The Dictionary of Human Geography defines development as "processes of social change or [a change] to class and state projects to transform national economies". This definition entails an understanding of economic development which is imperative when trying to understand the north–south divide.

Economic Development is a measure of progress in a specific economy. It refers to advancements in technology, a transition from an economy based largely on agriculture to one based on industry and an improvement in living standards.

Other factors that are included in the conceptualization of what a developed country is include life expectancy and the levels of education, poverty and employment in that country.

Furthermore, in Regionalism Across the North-South Divide: State Strategies and Globalization, Jean Grugel states that the three factors that direct the economic development of states within the Global south is "élite behaviour within and between nation states, integration and cooperation within 'geographic' areas, and the resulting position of states and regions within the global world market and related political economic hierarchy."

Theories explaining the divide
The development disparity between the North and the South has sometimes been explained in historical terms. Dependency theory looks back on the patterns of colonial relations which persisted between the North and South and emphasizes how colonized territories tended to be impoverished by those relations. Theorists of this school maintain that the economies of ex-colonial states remain oriented towards serving external rather than internal demand, and that development regimes undertaken in this context have tended to reproduce in underdeveloped countries the pronounced class hierarchies found in industrialized countries while maintaining higher levels of poverty.
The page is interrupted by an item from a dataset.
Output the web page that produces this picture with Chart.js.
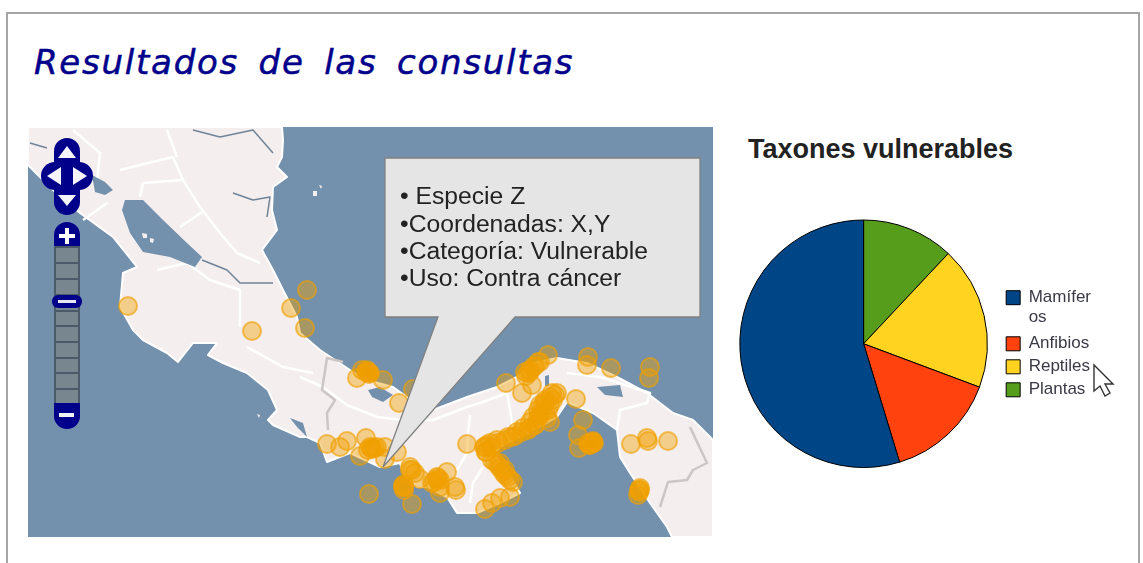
<!DOCTYPE html>
<html lang="es">
<head>
<meta charset="utf-8">
<title>Resultados de las consultas</title>
<script src="https://cdn.jsdelivr.net/npm/chart.js@4/dist/chart.umd.min.js"></script>
<style>
    html, body { margin: 0; padding: 0; background: #fff; overflow: hidden; width: 1143px; height: 563px; }
    #frame { position: absolute; left: 6px; top: 12px; width: 1130px; height: 600px; border: 2px solid #a6a6a6; }
    #page-title { position: absolute; left: 34px; top: 42px; margin: 0; font: italic normal 34px "DejaVu Sans", sans-serif; -webkit-text-stroke: 0.5px #00008b; letter-spacing: 1.75px; word-spacing: 7px; color: #00008b; white-space: nowrap; }
    #pie-title { position: absolute; left: 748px; top: 134px; margin: 0; font: bold 27px "Liberation Sans", sans-serif; color: #222; white-space: nowrap; }
    #map-wrap { position: absolute; left: 28px; top: 127px; width: 685px; height: 410px; }
    #mapChart { filter: blur(0.6px); }
    #overlay { position: absolute; left: 0; top: 0; pointer-events: none; }
    #pie-wrap { position: absolute; left: 718px; top: 210px; width: 400px; height: 268px; }
    .callout-text { font: 24.7px "Liberation Sans", sans-serif; fill: #222; }
</style>
</head>
<body>
<div id="frame"></div>
<h1 id="page-title">Resultados de las consultas</h1>
<div id="map-wrap"><canvas id="mapChart" width="685" height="410"></canvas></div>
<h2 id="pie-title">Taxones vulnerables</h2>
<div id="pie-wrap"><canvas id="pieChart" width="400" height="268"></canvas></div>

<svg id="overlay" width="1143" height="563">
    <!-- pan control -->
    <g fill="#00008b">
        <rect x="54" y="138" width="26" height="77" rx="13"/>
        <rect x="41" y="162" width="52" height="28" rx="14"/>
    </g>
    <g fill="#f4f4fa">
        <polygon points="67,146 58,158 76,158"/>
        <polygon points="47,176 61,167 61,185"/>
        <polygon points="87,176 73,167 73,185"/>
        <polygon points="67,206 58,195 76,195"/>
    </g>
    <!-- zoom bar -->
    <path d="M54 247 V235 a13 13 0 0 1 26 0 V247 Z" fill="#00008b"/>
    <rect x="55" y="247" width="24" height="157" fill="#78868f" stroke="#4a5a68" stroke-width="2"/>
    <g stroke="#4a5a68" stroke-width="2">
        <line x1="55" x2="79" y1="263" y2="263"/><line x1="55" x2="79" y1="279" y2="279"/>
        <line x1="55" x2="79" y1="295" y2="295"/><line x1="55" x2="79" y1="311" y2="311"/>
        <line x1="55" x2="79" y1="326" y2="326"/><line x1="55" x2="79" y1="342" y2="342"/>
        <line x1="55" x2="79" y1="358" y2="358"/><line x1="55" x2="79" y1="373" y2="373"/>
        <line x1="55" x2="79" y1="389" y2="389"/>
    </g>
    <path d="M54 403 H80 V416 a13 13 0 0 1 -26 0 Z" fill="#00008b"/>
    <rect x="52" y="295" width="30" height="13" rx="6" fill="#00008b"/>
    <rect x="58" y="300" width="18" height="3" fill="#e8e8f4"/>
    <rect x="59" y="234" width="16" height="4" fill="#fff"/><rect x="65" y="228" width="4" height="16" fill="#fff"/>
    <rect x="59" y="413" width="15" height="4" fill="#f0f0f8"/>
    <!-- callout -->
    <polygon points="385,158 700,158 700,317 515,317 383,467 438,317 385,317" fill="#e5e5e5" stroke="#808080" stroke-width="1.3"/>
    <text class="callout-text" x="400" y="204">• Especie Z</text>
    <text class="callout-text" x="400" y="232">•Coordenadas: X,Y</text>
    <text class="callout-text" x="400" y="259">•Categoría: Vulnerable</text>
    <text class="callout-text" x="400" y="286">•Uso: Contra cáncer</text>
    <!-- mouse pointer -->
    <polygon points="1094,365 1094,391 1100,386 1105,396 1110,393 1105,384 1113,384" fill="#fff" stroke="#333" stroke-width="1.4"/>
</svg>

<script>
document.addEventListener('DOMContentLoaded', () => {
    // --- 1. Pie data ---
    const TAXA = ['Mamíferos', 'Anfibios', 'Reptiles', 'Plantas'];
    const TAXA_LEGEND = [['Mamífer', 'os'], 'Anfibios', 'Reptiles', 'Plantas'];
    const TAXA_SHARE = [54.7, 14.6, 18.7, 12.0];
    const TAXA_COLORS = ['#004586', '#ff420e', '#ffd320', '#579d1c'];

    // --- 2. Map data (map units) ---
    const MAP_X_RANGE = [28, 713];
    const MAP_Y_RANGE = [127, 537];

    const RECORD_X = [128, 307, 291, 305, 252,
        357, 362, 368, 370, 367, 383, 399, 413, 368, 366, 369,
        327, 340, 347, 366, 360, 372, 377, 368, 385, 385, 397, 369, 372, 375, 370,
        410, 412, 415, 420, 403, 404, 412, 404, 404, 403, 410,
        437, 432, 440, 447, 438, 455, 456, 440, 467, 437, 434, 440,
        485, 490, 497, 508, 517, 523, 530, 533, 538, 543, 550, 557, 548, 550, 540, 535, 545,
        540, 545, 550, 553, 547, 535, 528, 522, 515, 505, 498, 492, 486, 484, 487, 555, 552, 540, 538, 545, 530, 512,
        492, 498, 503, 508, 513, 486, 495, 500, 505, 510, 505, 500,
        485, 492, 500, 510,
        506, 522, 532, 525, 533, 540, 548, 530, 530, 535, 528, 538, 526,
        576, 583, 578, 579, 592, 593, 590, 588, 591, 593, 589, 594,
        588, 587, 611, 650, 649, 631, 647, 648, 668, 639, 638, 640, 640, 639];
    const RECORD_Y = [306, 290, 308, 328, 331,
        378, 370, 372, 373, 370, 380, 403, 389, 372, 372, 374,
        444, 447, 441, 438, 456, 448, 447, 450, 447, 459, 452, 494, 449, 448, 447,
        467, 470, 473, 479, 487, 490, 504, 485, 487, 485, 470,
        477, 483, 487, 472, 478, 487, 490, 493, 444, 480, 482, 480,
        447, 443, 440, 437, 432, 428, 422, 417, 410, 405, 397, 393, 410, 422, 415, 425, 402,
        415, 410, 405, 400, 418, 425, 430, 432, 436, 440, 443, 447, 452, 447, 445, 395, 393, 405, 418, 400, 428, 437,
        460, 465, 472, 477, 482, 452, 462, 468, 475, 480, 470, 463,
        509, 503, 498, 497,
        383, 393, 385, 372, 367, 362, 355, 370, 372, 366, 373, 362, 376,
        399, 420, 435, 448, 443, 442, 445, 443, 444, 441, 445, 443,
        357, 365, 368, 367, 378, 444, 438, 441, 441, 490, 495, 488, 490, 492];

    const LAND_OUTLINE = [[28, 127], [282, 127], [283, 140], [282, 157], [277, 167], [287, 177], [273, 187], [272, 210], [277, 230],
        [262, 250], [273, 270], [283, 290], [297, 317], [300, 333], [320, 350], [350, 370], [367, 380], [393, 387], [407, 397],
        [433, 410], [467, 397], [497, 387], [517, 377], [533, 363], [557, 358], [587, 363], [617, 377], [647, 393], [673, 413],
        [693, 420], [713, 440], [713, 537], [672, 537], [667, 527], [650, 503], [630, 473], [620, 457], [617, 430], [593, 413],
        [567, 402], [557, 417], [533, 430], [507, 443], [493, 453], [507, 470], [520, 493], [500, 503], [477, 513], [457, 513],
        [447, 497], [427, 487], [417, 487], [403, 473], [400, 463], [380, 467], [350, 453], [327, 462], [320, 443], [307, 437],
        [300, 437], [273, 425], [268, 420], [277, 410], [268, 390], [247, 373], [223, 363], [208, 355], [217, 343], [193, 343],
        [178, 362], [167, 353], [143, 340], [133, 330], [120, 307], [123, 273], [137, 267], [113, 237], [80, 213], [53, 190],
        [28, 165]];
    const WATER_LAKE_NICARAGUA = [[125, 200], [143, 200], [163, 220], [187, 243], [202, 257], [195, 267], [170, 257], [143, 252], [130, 233], [122, 210]];
    const WATER_FONSECA = [[92, 175], [105, 182], [113, 190], [105, 195], [95, 192]];
    const WATER_DULCE = [[290, 418], [303, 423], [307, 437], [297, 427]];
    const WATER_CHIRIQUI = [[368, 390], [380, 387], [393, 395], [383, 402], [372, 397]];
    const WATER_BAYANO = [[597, 387], [620, 385], [623, 397], [605, 395]];
    const WATER_GATUN = [[545, 376], [549, 375], [549, 386], [545, 386]];
    const ISLETS = [
        [[142, 233], [147, 234], [147, 238], [143, 238]],
        [[150, 238], [154, 239], [153, 243], [150, 242]],
        [[313, 191], [317, 191], [317, 196], [313, 196]],
        [[319, 185], [322, 186], [321, 189]],
        [[257, 414], [260, 415], [259, 418]]
    ];

    const RIVERS = [
        [[202, 260], [227, 270], [240, 283], [273, 283]],
        [[193, 130], [220, 137], [253, 130], [273, 153]],
        [[233, 193], [253, 200], [270, 197], [267, 217]],
        [[30, 143], [47, 148]]
    ];
    const ROADS = [
        [[73, 130], [100, 153], [97, 180]],
        [[120, 170], [173, 157], [183, 180], [143, 183], [140, 197]],
        [[167, 130], [177, 157]],
        [[183, 180], [200, 207], [220, 233], [237, 253], [260, 263]],
        [[180, 227], [202, 212]],
        [[83, 220], [107, 203]],
        [[157, 270], [187, 263], [210, 280], [240, 290], [240, 327]],
        [[247, 347], [283, 367], [313, 373]],
        [[300, 377], [323, 387], [347, 405], [377, 417], [403, 420], [433, 420], [467, 407], [483, 402], [507, 393], [513, 427]],
        [[470, 415], [468, 433], [467, 453], [457, 470]],
        [[483, 467], [473, 483], [470, 503]],
        [[567, 373], [600, 377], [650, 393], [647, 403], [620, 410], [617, 430]]
    ];
    const BORDERS = [
        [[343, 362], [327, 358], [322, 390], [335, 400], [327, 413], [328, 430]],
        [[690, 427], [707, 463], [693, 470], [687, 480], [668, 482], [660, 507]]
    ];

    const SEA_COLOR = '#7391ad';
    const LAND_COLOR = '#f5eeee';

    // --- 3. Base map plugin, goes through the chart scales ---
    const baseMapPlugin = {
        id: 'baseMap',
        beforeDatasetsDraw(chart) {
            const { ctx, scales: { x, y }, chartArea } = chart;
            const trace = (pts) => {
                ctx.beginPath();
                pts.forEach((p, i) => {
                    const px = x.getPixelForValue(p[0]);
                    const py = y.getPixelForValue(p[1]);
                    if (i === 0) ctx.moveTo(px, py); else ctx.lineTo(px, py);
                });
            };
            ctx.save();
            ctx.fillStyle = SEA_COLOR;
            ctx.fillRect(chartArea.left, chartArea.top, chartArea.width, chartArea.height);

            trace(LAND_OUTLINE);
            ctx.closePath();
            ctx.fillStyle = LAND_COLOR;
            ctx.fill();
            ctx.lineJoin = 'round';
            ctx.strokeStyle = '#ffffff';
            ctx.lineWidth = 2;
            ctx.stroke();

            ctx.lineWidth = 2.5;
            ctx.strokeStyle = '#ffffff';
            ROADS.forEach(r => { trace(r); ctx.stroke(); });
            ctx.strokeStyle = '#cdc6c6';
            BORDERS.forEach(r => { trace(r); ctx.stroke(); });
            ctx.lineWidth = 1.5;
            ctx.strokeStyle = '#6f8499';
            RIVERS.forEach(r => { trace(r); ctx.stroke(); });

            ctx.fillStyle = SEA_COLOR;
            [WATER_LAKE_NICARAGUA, WATER_FONSECA, WATER_DULCE, WATER_CHIRIQUI, WATER_BAYANO, WATER_GATUN].forEach(w => {
                trace(w);
                ctx.closePath();
                ctx.fill();
            });
            ctx.fillStyle = '#f5eeee';
            ISLETS.forEach(w => {
                trace(w);
                ctx.closePath();
                ctx.fill();
            });
            ctx.restore();
        }
    };

    // --- 4. Map chart ---
    new Chart(document.getElementById('mapChart').getContext('2d'), {
        type: 'scatter',
        data: {
            datasets: [{
                label: 'Registros',
                data: RECORD_X.map((v, i) => ({ x: v, y: RECORD_Y[i] })),
                pointRadius: 9,
                pointBorderWidth: 2,
                pointBackgroundColor: 'rgba(240,160,0,0.42)',
                pointBorderColor: 'rgba(240,160,0,0.65)'
            }]
        },
        options: {
            responsive: false,
            animation: false,
            layout: { padding: 0, autoPadding: false },
            plugins: { legend: { display: false }, tooltip: { enabled: false } },
            scales: {
                x: { type: 'linear', display: false, min: MAP_X_RANGE[0], max: MAP_X_RANGE[1] },
                y: { type: 'linear', display: false, reverse: true, min: MAP_Y_RANGE[0], max: MAP_Y_RANGE[1] }
            }
        },
        plugins: [baseMapPlugin]
    });

    // --- 5. Pie chart ---
    // the original runs counter-clockwise, so the slices go in reversed
    new Chart(document.getElementById('pieChart').getContext('2d'), {
        type: 'pie',
        data: {
            labels: TAXA_LEGEND.slice().reverse(),
            datasets: [{
                label: TAXA.join(', '),
                data: TAXA_SHARE.slice().reverse(),
                backgroundColor: TAXA_COLORS.slice().reverse(),
                borderColor: '#000',
                borderWidth: 1
            }]
        },
        options: {
            responsive: false,
            animation: false,
            layout: { padding: { left: 9, right: 17, top: 9.5, bottom: 10 } },
            plugins: {
                tooltip: { enabled: false },
                legend: {
                    position: 'right',
                    reverse: true,
                    labels: {
                        boxWidth: 14,
                        boxHeight: 14,
                        padding: 6,
                        color: '#3a3a46',
                        font: { family: '"Liberation Sans"', size: 17, lineHeight: 1.18 }
                    }
                }
            }
        }
    });
});
</script>
</body>
</html>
Dependency theory is closely intertwined with Latin American Structuralism, the only school of development economics emerging from the Global South to be affiliated with a national research institute and to receive support from national banks and finance ministries. The Structuralists defined dependency as the inability of a nation's economy to complete the cycle of capital accumulation without reliance on an outside economy. More specifically, peripheral nations were perceived as primary resource exporters reliant on core economies for manufactured goods. This led structuralists to advocate for import-substitution industrialization policies which aimed to replace manufactured imports with domestically made products.

New Economic Geography explains development disparities in terms of the physical organization of industry, arguing that firms tend to cluster in order benefit from economies of scale and increase productivity which leads ultimately to an increase in wages. The North has more firm clustering than the South, making its industries more competitive. It is argued that only when wages in the North reach a certain height, will it become more profitable for firms to operate in the South, allowing clustering to begin.

Associated theories 
The term of the Global South has many researched theories associated with it. Since many of the countries that are considered to be a part of the Global South were first colonized by Global North countries, they are at a disadvantage to become as quickly developed. Dependency theorists suggest that information has a top-down approach and first goes to the Global North before countries in the Global South receive it. Although many of these countries rely on political or economic help, this also opens up opportunity for information to develop Western bias and create an academic dependency. Meneleo Litonjua describes the reasoning behind distinctive problems of dependency theory as "the basic context of poverty and underdevelopment of Third World/Global South countries was not their traditionalism, but the dominance-dependence relationship between rich and poor, powerful and weak counties."

What brought about much of the dependency, was the push to become modernized. After World War II, the U.S. made effort to assist developing countries financially in attempt to pull them out of poverty. Modernization theory "sought to remake the Global South in the image and likeliness of the First World/Global North." In other terms, "societies can be fast-tracked to modernization by 'importing' Western technical capital, forms of organization, and science and technology to developing countries." With this ideology, as long as countries follow in Western ways, they can develop quicker.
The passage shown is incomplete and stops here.